REQUIRED TASK: Look through the data for the string "this". Copy every line where it is found.

INFORMATION GIVEN:

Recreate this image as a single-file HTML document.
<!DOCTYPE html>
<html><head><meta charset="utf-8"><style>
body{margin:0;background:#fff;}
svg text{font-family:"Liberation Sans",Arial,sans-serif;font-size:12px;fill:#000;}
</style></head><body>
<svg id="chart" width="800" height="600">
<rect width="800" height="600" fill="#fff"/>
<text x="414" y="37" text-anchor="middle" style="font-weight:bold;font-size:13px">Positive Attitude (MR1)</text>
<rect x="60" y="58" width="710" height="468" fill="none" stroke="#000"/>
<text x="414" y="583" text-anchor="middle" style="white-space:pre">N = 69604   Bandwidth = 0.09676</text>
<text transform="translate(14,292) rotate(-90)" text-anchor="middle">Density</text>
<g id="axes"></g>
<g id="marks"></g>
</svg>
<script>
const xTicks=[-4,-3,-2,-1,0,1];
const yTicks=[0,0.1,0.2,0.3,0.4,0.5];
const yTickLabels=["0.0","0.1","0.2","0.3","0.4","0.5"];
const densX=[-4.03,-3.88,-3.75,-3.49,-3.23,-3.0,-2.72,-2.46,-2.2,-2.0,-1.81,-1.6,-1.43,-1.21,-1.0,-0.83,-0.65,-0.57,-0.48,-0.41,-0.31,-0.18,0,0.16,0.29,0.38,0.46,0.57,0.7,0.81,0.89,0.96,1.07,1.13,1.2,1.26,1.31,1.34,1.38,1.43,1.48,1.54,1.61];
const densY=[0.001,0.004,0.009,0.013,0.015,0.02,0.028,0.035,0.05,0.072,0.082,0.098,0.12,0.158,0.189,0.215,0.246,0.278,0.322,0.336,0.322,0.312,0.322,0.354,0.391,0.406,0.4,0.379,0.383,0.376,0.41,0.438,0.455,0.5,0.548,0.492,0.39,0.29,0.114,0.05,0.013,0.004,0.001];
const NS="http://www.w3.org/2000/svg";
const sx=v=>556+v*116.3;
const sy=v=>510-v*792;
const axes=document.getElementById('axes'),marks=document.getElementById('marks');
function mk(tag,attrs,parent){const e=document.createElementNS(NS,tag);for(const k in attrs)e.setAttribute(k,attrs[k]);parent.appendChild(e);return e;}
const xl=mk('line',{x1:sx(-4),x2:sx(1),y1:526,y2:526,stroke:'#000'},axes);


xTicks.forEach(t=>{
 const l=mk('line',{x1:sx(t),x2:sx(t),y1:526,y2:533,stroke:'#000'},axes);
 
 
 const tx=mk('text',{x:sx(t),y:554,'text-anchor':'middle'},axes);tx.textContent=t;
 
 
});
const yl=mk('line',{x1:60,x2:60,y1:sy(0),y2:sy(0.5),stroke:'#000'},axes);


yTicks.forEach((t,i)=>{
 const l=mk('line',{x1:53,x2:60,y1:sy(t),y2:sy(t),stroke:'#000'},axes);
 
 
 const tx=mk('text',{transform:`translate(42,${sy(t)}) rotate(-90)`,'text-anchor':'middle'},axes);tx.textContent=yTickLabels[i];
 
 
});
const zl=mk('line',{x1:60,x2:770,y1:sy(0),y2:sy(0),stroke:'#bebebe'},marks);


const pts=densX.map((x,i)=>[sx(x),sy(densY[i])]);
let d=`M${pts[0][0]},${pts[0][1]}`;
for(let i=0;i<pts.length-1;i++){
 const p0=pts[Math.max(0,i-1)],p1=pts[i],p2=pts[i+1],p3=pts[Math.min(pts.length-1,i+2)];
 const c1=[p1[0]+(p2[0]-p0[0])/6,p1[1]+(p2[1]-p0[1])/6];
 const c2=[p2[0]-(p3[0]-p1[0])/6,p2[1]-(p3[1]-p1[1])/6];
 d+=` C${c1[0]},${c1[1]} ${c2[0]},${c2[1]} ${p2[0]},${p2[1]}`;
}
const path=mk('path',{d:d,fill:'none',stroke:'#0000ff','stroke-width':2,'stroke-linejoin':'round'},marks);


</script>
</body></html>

---

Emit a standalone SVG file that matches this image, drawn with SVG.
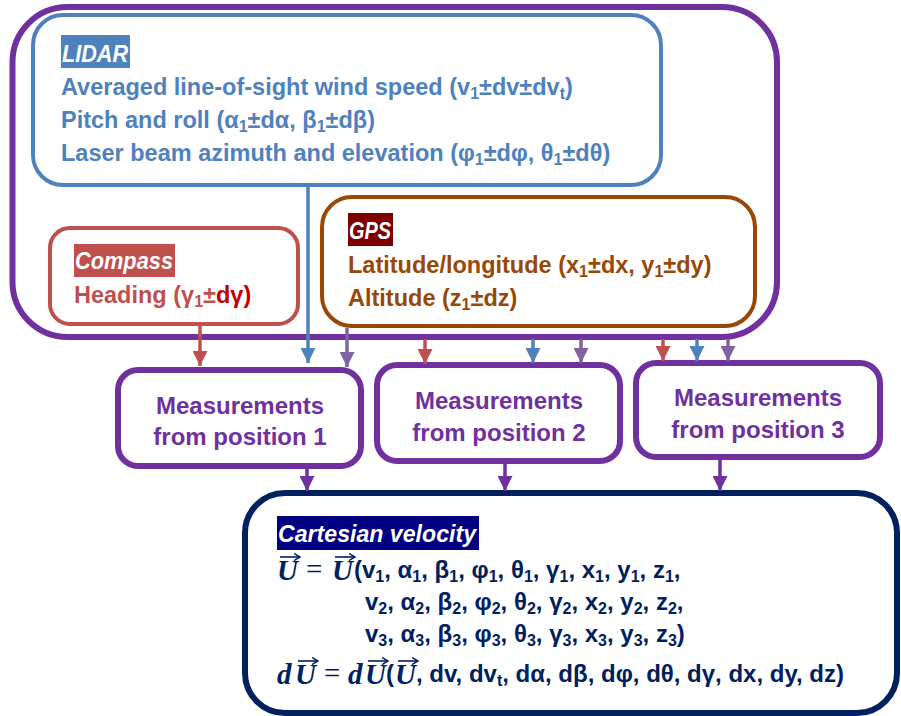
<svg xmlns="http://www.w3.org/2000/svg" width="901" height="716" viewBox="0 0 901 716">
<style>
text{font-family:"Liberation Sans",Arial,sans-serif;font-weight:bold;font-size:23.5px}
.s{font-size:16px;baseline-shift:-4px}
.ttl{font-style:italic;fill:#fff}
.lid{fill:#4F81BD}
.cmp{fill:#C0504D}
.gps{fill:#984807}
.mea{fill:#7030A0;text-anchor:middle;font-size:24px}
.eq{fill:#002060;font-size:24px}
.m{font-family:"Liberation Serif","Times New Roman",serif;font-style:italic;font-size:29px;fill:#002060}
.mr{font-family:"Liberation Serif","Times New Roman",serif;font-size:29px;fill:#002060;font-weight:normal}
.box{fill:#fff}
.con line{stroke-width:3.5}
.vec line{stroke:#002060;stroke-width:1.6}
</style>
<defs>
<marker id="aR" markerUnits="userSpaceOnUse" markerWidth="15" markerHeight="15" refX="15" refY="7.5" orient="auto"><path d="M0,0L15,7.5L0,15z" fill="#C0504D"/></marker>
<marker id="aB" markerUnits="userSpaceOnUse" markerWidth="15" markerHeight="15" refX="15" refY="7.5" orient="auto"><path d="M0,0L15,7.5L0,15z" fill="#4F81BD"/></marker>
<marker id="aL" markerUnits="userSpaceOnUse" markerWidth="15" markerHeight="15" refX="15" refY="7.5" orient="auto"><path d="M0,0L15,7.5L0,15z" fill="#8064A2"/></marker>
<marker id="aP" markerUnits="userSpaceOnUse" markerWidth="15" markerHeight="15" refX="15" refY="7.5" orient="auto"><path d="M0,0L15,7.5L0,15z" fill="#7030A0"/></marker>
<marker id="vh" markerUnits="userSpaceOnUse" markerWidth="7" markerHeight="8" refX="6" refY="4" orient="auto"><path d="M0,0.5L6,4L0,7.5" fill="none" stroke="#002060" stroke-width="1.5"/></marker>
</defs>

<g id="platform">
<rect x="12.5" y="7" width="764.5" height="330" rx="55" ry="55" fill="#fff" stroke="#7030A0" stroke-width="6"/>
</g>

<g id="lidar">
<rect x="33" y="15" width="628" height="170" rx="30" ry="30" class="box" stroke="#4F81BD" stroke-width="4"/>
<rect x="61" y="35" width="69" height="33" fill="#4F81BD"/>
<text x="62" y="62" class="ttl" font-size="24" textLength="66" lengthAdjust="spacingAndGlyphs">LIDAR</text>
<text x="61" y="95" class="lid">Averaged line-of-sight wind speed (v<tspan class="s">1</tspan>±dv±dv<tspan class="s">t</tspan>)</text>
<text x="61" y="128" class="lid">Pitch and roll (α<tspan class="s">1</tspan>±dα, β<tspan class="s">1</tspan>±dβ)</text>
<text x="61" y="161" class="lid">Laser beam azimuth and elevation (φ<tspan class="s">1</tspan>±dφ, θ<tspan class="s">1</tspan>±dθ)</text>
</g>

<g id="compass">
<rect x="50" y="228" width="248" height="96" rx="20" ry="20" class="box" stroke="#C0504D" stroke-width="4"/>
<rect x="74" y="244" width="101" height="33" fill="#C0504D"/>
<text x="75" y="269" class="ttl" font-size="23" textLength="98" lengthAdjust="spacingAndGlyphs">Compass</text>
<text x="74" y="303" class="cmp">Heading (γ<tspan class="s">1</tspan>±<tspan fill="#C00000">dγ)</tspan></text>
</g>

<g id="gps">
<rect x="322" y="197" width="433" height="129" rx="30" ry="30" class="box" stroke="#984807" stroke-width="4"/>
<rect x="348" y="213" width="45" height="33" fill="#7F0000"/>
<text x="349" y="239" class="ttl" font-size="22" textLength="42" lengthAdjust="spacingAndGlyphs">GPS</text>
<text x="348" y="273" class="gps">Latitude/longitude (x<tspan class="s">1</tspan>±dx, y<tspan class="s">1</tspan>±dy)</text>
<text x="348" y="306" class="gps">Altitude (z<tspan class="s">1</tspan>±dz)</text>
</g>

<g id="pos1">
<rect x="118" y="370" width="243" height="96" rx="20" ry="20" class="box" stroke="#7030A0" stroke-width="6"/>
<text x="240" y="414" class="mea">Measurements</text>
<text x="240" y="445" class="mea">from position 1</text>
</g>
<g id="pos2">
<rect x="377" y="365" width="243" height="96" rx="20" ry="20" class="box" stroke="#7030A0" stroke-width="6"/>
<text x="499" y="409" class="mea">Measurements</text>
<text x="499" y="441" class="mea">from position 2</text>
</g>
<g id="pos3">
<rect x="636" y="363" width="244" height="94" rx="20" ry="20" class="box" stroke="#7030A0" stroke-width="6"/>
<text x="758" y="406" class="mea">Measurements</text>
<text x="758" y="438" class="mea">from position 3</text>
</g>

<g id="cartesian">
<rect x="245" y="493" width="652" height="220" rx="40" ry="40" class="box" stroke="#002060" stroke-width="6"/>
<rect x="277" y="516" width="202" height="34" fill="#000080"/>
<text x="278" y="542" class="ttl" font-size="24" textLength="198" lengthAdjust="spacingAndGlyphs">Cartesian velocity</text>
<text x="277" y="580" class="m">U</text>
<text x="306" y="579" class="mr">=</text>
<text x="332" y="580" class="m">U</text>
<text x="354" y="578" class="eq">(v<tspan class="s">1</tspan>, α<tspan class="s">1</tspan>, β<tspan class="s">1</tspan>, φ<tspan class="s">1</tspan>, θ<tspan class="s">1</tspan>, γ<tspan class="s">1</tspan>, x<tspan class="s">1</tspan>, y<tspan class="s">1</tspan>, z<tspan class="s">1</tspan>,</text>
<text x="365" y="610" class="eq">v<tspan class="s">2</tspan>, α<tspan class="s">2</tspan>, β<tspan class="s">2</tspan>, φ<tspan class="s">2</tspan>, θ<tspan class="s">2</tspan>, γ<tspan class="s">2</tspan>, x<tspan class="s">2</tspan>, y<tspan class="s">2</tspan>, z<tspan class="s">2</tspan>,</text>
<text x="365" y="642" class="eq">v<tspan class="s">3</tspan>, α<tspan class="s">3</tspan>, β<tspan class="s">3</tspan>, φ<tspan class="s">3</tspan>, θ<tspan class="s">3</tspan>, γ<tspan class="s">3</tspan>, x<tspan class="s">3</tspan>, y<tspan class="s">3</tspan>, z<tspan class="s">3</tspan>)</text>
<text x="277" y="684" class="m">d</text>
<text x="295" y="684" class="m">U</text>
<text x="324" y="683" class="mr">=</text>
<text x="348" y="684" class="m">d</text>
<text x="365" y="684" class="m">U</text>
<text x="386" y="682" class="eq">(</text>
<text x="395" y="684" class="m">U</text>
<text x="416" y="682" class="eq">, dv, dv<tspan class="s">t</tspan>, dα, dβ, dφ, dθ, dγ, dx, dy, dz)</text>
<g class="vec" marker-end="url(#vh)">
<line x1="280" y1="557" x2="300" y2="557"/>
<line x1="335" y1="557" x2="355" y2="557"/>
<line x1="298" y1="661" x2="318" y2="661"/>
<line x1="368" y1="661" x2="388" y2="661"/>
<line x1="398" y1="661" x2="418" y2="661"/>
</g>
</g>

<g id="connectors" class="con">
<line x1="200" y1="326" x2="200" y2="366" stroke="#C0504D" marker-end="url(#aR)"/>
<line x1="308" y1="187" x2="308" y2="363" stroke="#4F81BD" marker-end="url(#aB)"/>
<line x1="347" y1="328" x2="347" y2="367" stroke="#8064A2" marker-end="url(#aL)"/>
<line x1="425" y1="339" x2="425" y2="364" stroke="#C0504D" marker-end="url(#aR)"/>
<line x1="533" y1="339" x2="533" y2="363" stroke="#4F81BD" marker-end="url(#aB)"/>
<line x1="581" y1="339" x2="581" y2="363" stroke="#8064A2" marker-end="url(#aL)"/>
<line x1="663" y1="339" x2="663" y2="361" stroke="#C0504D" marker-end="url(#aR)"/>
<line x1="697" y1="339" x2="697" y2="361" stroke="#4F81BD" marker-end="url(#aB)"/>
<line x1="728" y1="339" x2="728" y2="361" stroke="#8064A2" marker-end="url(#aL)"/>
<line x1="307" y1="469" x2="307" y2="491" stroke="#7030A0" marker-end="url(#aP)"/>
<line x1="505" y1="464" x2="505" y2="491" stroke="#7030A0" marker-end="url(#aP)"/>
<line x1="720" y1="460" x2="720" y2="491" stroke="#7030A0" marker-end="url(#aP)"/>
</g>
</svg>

TASK RESPONSE:
Recreate this image as a single-file HTML document.
Emit a standalone SVG file that matches this image, drawn with SVG.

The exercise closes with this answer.